(Records with drawing code)
=-=-=
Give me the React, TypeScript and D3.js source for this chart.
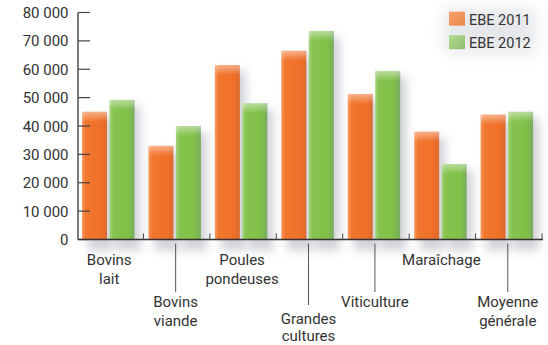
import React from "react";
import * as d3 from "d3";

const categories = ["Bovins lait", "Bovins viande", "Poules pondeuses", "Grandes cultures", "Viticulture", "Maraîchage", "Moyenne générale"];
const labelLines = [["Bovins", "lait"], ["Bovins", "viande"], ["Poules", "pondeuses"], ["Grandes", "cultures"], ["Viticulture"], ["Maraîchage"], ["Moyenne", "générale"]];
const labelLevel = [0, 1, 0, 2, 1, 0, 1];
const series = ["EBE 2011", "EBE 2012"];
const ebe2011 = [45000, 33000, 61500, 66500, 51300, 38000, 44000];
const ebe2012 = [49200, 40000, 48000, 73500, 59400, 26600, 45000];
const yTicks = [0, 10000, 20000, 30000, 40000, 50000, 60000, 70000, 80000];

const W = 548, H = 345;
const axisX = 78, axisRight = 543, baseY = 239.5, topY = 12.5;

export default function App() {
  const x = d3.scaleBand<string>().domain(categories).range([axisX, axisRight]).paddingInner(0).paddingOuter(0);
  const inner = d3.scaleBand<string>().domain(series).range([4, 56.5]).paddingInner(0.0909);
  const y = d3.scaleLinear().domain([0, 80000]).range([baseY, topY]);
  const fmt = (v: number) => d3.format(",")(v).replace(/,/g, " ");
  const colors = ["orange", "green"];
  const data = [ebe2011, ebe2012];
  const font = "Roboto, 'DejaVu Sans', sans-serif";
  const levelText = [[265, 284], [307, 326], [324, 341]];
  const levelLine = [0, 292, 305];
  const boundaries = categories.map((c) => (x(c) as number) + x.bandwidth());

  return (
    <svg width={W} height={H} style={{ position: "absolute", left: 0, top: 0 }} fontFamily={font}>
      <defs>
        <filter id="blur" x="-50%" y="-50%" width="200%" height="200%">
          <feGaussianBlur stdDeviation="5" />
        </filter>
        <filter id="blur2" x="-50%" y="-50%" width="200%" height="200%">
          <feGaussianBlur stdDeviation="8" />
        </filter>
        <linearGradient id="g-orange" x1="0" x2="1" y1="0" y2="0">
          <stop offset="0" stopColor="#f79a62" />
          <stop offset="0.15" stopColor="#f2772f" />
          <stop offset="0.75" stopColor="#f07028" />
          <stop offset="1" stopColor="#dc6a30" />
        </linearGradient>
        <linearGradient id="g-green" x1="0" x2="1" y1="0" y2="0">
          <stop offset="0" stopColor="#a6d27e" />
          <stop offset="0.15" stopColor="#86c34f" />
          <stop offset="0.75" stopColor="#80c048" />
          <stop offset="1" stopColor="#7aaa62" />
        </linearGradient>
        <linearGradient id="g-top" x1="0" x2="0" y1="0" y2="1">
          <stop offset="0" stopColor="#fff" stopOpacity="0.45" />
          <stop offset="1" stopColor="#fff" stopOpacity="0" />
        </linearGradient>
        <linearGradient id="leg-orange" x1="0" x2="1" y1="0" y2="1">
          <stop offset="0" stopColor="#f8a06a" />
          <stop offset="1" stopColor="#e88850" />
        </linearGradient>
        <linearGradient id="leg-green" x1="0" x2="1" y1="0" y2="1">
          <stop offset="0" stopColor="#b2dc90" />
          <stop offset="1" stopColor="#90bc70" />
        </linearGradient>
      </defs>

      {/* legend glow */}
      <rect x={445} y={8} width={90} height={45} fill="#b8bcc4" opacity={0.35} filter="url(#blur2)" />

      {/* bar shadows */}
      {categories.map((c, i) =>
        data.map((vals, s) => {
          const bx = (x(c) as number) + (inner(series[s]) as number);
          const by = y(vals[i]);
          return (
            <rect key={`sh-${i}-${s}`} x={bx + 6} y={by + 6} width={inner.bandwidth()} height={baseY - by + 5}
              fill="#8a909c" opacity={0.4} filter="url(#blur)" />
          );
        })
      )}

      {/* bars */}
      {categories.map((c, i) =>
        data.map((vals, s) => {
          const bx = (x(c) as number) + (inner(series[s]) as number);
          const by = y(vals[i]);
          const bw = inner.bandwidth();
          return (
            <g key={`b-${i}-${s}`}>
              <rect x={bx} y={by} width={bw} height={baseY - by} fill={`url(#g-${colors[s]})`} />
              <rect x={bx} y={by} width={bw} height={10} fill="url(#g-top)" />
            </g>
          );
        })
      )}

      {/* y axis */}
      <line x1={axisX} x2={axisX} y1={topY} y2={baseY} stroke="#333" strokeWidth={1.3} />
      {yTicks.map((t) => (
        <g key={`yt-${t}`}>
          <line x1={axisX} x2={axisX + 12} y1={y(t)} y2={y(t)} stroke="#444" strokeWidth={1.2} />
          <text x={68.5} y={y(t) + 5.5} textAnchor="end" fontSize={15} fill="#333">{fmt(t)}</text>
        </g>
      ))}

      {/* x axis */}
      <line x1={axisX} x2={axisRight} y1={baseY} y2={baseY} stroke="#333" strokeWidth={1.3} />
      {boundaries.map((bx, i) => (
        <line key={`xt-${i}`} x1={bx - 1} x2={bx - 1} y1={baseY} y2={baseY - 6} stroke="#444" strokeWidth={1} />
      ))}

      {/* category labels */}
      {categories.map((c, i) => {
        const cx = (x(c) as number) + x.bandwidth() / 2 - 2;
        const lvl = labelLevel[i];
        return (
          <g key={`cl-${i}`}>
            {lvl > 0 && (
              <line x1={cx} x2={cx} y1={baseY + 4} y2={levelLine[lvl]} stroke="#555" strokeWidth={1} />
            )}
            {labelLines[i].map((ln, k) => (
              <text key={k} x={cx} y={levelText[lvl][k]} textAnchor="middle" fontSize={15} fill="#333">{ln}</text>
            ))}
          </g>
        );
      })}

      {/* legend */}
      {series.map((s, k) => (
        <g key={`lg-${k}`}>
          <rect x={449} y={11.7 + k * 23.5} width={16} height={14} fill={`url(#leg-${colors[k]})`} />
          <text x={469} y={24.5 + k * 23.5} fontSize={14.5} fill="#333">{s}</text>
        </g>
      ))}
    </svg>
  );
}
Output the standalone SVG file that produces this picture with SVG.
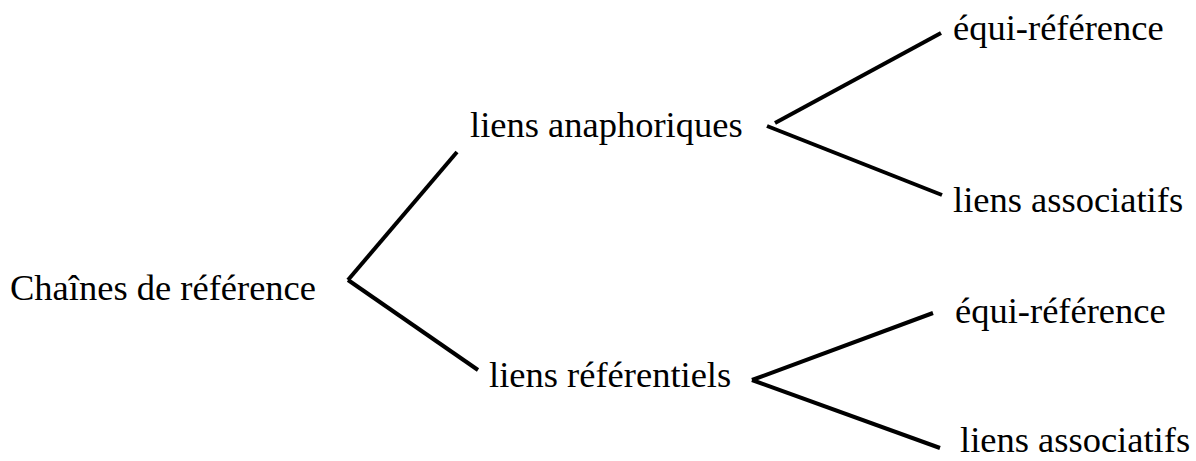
=-=-=
Omit the pictures and output all of the other material exactly.

Give me the React, TypeScript and D3.js source for this chart.
import React from "react";
import * as d3 from "d3";

const categories = ["Bovins lait", "Bovins viande", "Poules pondeuses", "Grandes cultures", "Viticulture", "Maraîchage", "Moyenne générale"];
const labelLines = [["Bovins", "lait"], ["Bovins", "viande"], ["Poules", "pondeuses"], ["Grandes", "cultures"], ["Viticulture"], ["Maraîchage"], ["Moyenne", "générale"]];
const labelLevel = [0, 1, 0, 2, 1, 0, 1];
const series = ["EBE 2011", "EBE 2012"];
const ebe2011 = [45000, 33000, 61500, 66500, 51300, 38000, 44000];
const ebe2012 = [49200, 40000, 48000, 73500, 59400, 26600, 45000];
const yTicks = [0, 10000, 20000, 30000, 40000, 50000, 60000, 70000, 80000];

const W = 548, H = 345;
const axisX = 78, axisRight = 543, baseY = 239.5, topY = 12.5;

export default function App() {
  const x = d3.scaleBand<string>().domain(categories).range([axisX, axisRight]).paddingInner(0).paddingOuter(0);
  const inner = d3.scaleBand<string>().domain(series).range([4, 56.5]).paddingInner(0.0909);
  const y = d3.scaleLinear().domain([0, 80000]).range([baseY, topY]);
  const fmt = (v: number) => d3.format(",")(v).replace(/,/g, " ");
  const colors = ["orange", "green"];
  const data = [ebe2011, ebe2012];
  const font = "Roboto, 'DejaVu Sans', sans-serif";
  const levelText = [[265, 284], [307, 326], [324, 341]];
  const levelLine = [0, 292, 305];
  const boundaries = categories.map((c) => (x(c) as number) + x.bandwidth());

  return (
    <svg width={W} height={H} style={{ position: "absolute", left: 0, top: 0 }} fontFamily={font}>
      <defs>
        <filter id="blur" x="-50%" y="-50%" width="200%" height="200%">
          <feGaussianBlur stdDeviation="5" />
        </filter>
        <filter id="blur2" x="-50%" y="-50%" width="200%" height="200%">
          <feGaussianBlur stdDeviation="8" />
        </filter>
        <linearGradient id="g-orange" x1="0" x2="1" y1="0" y2="0">
          <stop offset="0" stopColor="#f79a62" />
          <stop offset="0.15" stopColor="#f2772f" />
          <stop offset="0.75" stopColor="#f07028" />
          <stop offset="1" stopColor="#dc6a30" />
        </linearGradient>
        <linearGradient id="g-green" x1="0" x2="1" y1="0" y2="0">
          <stop offset="0" stopColor="#a6d27e" />
          <stop offset="0.15" stopColor="#86c34f" />
          <stop offset="0.75" stopColor="#80c048" />
          <stop offset="1" stopColor="#7aaa62" />
        </linearGradient>
        <linearGradient id="g-top" x1="0" x2="0" y1="0" y2="1">
          <stop offset="0" stopColor="#fff" stopOpacity="0.45" />
          <stop offset="1" stopColor="#fff" stopOpacity="0" />
        </linearGradient>
        <linearGradient id="leg-orange" x1="0" x2="1" y1="0" y2="1">
          <stop offset="0" stopColor="#f8a06a" />
          <stop offset="1" stopColor="#e88850" />
        </linearGradient>
        <linearGradient id="leg-green" x1="0" x2="1" y1="0" y2="1">
          <stop offset="0" stopColor="#b2dc90" />
          <stop offset="1" stopColor="#90bc70" />
        </linearGradient>
      </defs>

      {/* legend glow */}
      <rect x={445} y={8} width={90} height={45} fill="#b8bcc4" opacity={0.35} filter="url(#blur2)" />

      {/* bar shadows */}
      {categories.map((c, i) =>
        data.map((vals, s) => {
          const bx = (x(c) as number) + (inner(series[s]) as number);
          const by = y(vals[i]);
          return (
            <rect key={`sh-${i}-${s}`} x={bx + 6} y={by + 6} width={inner.bandwidth()} height={baseY - by + 5}
              fill="#8a909c" opacity={0.4} filter="url(#blur)" />
          );
        })
      )}

      {/* bars */}
      {categories.map((c, i) =>
        data.map((vals, s) => {
          const bx = (x(c) as number) + (inner(series[s]) as number);
          const by = y(vals[i]);
          const bw = inner.bandwidth();
          return (
            <g key={`b-${i}-${s}`}>
              <rect x={bx} y={by} width={bw} height={baseY - by} fill={`url(#g-${colors[s]})`} />
              <rect x={bx} y={by} width={bw} height={10} fill="url(#g-top)" />
            </g>
          );
        })
      )}

      {/* y axis */}
      <line x1={axisX} x2={axisX} y1={topY} y2={baseY} stroke="#333" strokeWidth={1.3} />
      {yTicks.map((t) => (
        <g key={`yt-${t}`}>
          <line x1={axisX} x2={axisX + 12} y1={y(t)} y2={y(t)} stroke="#444" strokeWidth={1.2} />
          <text x={68.5} y={y(t) + 5.5} textAnchor="end" fontSize={15} fill="#333">{fmt(t)}</text>
        </g>
      ))}

      {/* x axis */}
      <line x1={axisX} x2={axisRight} y1={baseY} y2={baseY} stroke="#333" strokeWidth={1.3} />
      {boundaries.map((bx, i) => (
        <line key={`xt-${i}`} x1={bx - 1} x2={bx - 1} y1={baseY} y2={baseY - 6} stroke="#444" strokeWidth={1} />
      ))}

      {/* category labels */}
      {categories.map((c, i) => {
        const cx = (x(c) as number) + x.bandwidth() / 2 - 2;
        const lvl = labelLevel[i];
        return (
          <g key={`cl-${i}`}>
            {lvl > 0 && (
              <line x1={cx} x2={cx} y1={baseY + 4} y2={levelLine[lvl]} stroke="#555" strokeWidth={1} />
            )}
            {labelLines[i].map((ln, k) => (
              <text key={k} x={cx} y={levelText[lvl][k]} textAnchor="middle" fontSize={15} fill="#333">{ln}</text>
            ))}
          </g>
        );
      })}

      {/* legend */}
      {series.map((s, k) => (
        <g key={`lg-${k}`}>
          <rect x={449} y={11.7 + k * 23.5} width={16} height={14} fill={`url(#leg-${colors[k]})`} />
          <text x={469} y={24.5 + k * 23.5} fontSize={14.5} fill="#333">{s}</text>
        </g>
      ))}
    </svg>
  );
}
Output the standalone SVG file that produces this picture with SVG.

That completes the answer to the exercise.